▶ [Task to complete]: Show every line below where "this" can be found.

(Entries taken from a collection)
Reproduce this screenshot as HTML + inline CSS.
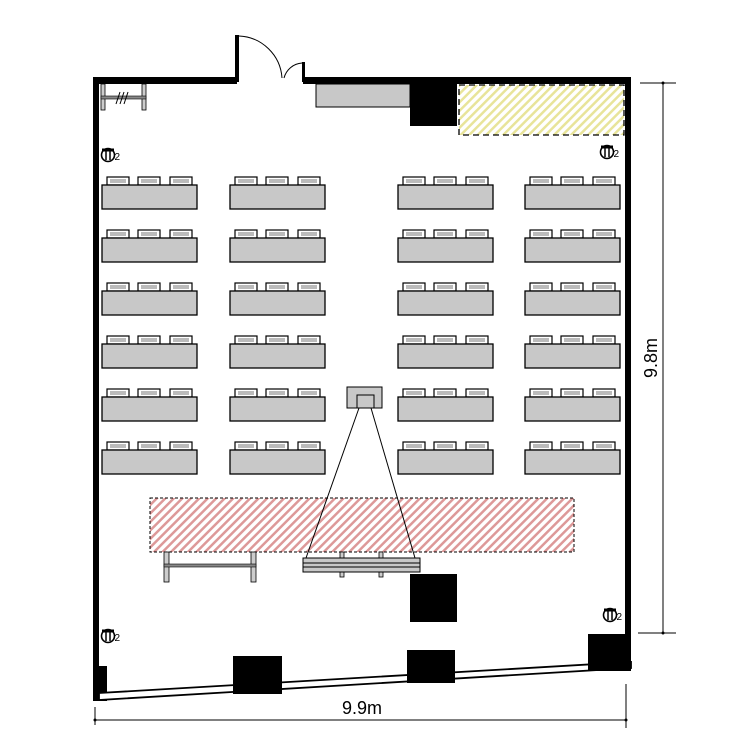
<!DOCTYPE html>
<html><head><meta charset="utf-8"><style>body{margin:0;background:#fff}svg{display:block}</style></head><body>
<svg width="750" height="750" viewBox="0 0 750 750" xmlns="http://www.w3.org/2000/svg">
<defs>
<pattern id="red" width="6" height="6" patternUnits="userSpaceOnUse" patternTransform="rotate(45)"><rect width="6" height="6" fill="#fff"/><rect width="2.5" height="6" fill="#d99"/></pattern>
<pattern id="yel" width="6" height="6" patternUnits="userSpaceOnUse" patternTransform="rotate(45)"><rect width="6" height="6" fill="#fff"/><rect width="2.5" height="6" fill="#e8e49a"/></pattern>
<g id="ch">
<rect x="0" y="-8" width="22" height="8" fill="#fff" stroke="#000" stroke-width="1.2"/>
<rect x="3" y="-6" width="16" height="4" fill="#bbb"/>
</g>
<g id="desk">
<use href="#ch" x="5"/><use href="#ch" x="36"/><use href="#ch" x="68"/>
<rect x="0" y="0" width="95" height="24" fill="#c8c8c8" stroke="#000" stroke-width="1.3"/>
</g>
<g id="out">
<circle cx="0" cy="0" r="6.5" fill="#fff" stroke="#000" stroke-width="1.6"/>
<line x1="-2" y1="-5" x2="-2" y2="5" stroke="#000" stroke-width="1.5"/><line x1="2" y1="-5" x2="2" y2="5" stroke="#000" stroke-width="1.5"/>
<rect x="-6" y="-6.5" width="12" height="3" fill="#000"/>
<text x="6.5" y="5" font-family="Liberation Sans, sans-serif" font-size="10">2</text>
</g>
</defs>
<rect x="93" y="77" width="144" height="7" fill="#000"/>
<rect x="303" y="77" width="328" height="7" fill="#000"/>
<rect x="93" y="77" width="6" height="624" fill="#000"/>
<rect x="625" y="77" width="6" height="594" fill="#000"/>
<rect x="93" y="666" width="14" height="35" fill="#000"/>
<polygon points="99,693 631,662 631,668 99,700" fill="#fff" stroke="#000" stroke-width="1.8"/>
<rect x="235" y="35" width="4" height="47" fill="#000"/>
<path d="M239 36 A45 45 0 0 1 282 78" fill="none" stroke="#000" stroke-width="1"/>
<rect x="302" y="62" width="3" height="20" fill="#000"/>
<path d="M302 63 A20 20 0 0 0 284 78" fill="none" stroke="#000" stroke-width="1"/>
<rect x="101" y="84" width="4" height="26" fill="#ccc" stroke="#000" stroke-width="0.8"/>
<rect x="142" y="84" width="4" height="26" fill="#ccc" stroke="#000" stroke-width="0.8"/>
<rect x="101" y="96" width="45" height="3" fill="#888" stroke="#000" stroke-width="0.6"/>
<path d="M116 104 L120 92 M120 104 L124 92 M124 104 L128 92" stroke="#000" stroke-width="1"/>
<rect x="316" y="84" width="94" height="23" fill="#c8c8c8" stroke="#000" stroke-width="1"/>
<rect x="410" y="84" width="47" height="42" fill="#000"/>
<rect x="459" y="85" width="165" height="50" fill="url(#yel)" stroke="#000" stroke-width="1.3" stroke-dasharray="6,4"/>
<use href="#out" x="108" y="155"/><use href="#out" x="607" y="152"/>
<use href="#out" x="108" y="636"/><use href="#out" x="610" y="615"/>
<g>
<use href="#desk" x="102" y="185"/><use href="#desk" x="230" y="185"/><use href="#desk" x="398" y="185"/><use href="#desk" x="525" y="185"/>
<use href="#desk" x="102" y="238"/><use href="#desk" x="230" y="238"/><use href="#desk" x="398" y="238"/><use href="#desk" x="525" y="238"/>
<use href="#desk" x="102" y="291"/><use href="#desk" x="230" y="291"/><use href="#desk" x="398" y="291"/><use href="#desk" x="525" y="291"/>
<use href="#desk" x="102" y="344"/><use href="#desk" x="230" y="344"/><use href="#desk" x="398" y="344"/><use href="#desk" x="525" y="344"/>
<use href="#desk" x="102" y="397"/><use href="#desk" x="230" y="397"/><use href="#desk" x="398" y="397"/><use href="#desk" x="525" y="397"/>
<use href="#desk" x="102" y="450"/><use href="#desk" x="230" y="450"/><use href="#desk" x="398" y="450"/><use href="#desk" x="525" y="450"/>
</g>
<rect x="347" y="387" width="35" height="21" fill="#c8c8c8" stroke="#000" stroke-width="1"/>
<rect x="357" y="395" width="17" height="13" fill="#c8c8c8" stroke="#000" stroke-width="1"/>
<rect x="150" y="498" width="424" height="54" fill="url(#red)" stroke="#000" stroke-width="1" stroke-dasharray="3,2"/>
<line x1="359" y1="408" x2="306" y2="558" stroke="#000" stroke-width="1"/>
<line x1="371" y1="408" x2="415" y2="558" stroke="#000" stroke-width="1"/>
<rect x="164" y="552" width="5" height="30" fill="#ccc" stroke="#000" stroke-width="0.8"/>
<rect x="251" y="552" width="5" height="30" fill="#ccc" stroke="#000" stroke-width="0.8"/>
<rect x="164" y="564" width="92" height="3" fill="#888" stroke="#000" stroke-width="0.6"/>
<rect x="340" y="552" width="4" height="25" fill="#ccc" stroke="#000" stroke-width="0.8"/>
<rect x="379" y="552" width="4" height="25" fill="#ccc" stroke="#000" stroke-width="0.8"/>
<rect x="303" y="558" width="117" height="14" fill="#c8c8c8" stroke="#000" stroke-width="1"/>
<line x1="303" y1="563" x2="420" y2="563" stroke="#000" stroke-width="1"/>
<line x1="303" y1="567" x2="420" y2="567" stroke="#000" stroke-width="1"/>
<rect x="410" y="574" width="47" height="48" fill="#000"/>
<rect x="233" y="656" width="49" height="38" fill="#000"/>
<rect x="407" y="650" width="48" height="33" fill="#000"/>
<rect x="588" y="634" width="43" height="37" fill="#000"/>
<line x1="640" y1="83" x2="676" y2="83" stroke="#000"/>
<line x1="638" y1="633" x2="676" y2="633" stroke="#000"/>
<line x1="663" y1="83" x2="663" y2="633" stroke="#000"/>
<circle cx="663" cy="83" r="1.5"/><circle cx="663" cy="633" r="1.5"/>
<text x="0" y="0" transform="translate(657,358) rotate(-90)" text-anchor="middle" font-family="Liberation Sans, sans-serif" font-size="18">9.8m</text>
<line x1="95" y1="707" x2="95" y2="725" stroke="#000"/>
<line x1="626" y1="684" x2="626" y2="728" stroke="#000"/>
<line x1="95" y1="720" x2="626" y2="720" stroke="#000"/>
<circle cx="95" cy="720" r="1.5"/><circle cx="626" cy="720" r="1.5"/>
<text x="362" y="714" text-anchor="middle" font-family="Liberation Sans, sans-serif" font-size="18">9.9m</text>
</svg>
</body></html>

---

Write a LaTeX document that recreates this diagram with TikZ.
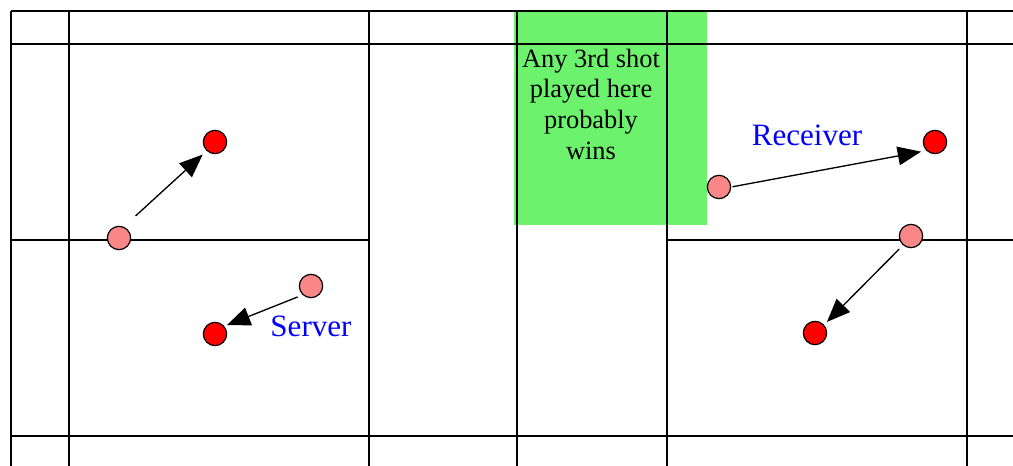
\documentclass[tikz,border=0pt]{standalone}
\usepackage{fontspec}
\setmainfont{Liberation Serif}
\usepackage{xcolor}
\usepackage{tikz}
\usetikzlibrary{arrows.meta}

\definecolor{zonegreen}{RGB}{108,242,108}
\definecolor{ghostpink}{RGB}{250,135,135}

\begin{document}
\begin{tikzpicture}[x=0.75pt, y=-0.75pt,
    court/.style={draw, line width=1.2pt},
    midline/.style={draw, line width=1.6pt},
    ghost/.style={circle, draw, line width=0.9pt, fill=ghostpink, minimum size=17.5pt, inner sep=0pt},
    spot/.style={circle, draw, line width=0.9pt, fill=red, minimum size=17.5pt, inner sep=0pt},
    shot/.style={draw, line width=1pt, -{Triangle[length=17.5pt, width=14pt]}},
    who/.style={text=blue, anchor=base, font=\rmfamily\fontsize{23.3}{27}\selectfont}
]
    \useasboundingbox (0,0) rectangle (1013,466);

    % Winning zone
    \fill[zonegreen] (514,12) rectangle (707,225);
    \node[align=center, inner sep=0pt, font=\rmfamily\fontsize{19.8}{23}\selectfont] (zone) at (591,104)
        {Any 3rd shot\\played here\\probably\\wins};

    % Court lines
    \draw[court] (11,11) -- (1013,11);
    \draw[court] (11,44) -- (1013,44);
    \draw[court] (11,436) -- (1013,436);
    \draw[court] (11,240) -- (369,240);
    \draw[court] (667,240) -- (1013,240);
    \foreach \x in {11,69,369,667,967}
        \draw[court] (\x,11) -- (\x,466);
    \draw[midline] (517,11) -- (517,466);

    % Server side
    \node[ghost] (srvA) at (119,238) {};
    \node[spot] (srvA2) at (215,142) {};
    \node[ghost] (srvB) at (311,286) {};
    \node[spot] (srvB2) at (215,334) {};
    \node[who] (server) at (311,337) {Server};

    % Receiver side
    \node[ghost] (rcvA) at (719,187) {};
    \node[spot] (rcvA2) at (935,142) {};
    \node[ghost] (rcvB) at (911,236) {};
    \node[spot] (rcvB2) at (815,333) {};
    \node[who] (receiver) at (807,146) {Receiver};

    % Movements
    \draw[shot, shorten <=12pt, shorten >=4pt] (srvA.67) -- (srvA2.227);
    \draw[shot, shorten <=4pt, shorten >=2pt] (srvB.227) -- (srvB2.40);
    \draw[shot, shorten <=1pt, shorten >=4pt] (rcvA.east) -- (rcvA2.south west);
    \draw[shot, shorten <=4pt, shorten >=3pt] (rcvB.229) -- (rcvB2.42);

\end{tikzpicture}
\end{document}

▶ [Task result]:
Reproduce this screenshot as HTML + inline CSS.
Write a LaTeX document that recreates this diagram with TikZ.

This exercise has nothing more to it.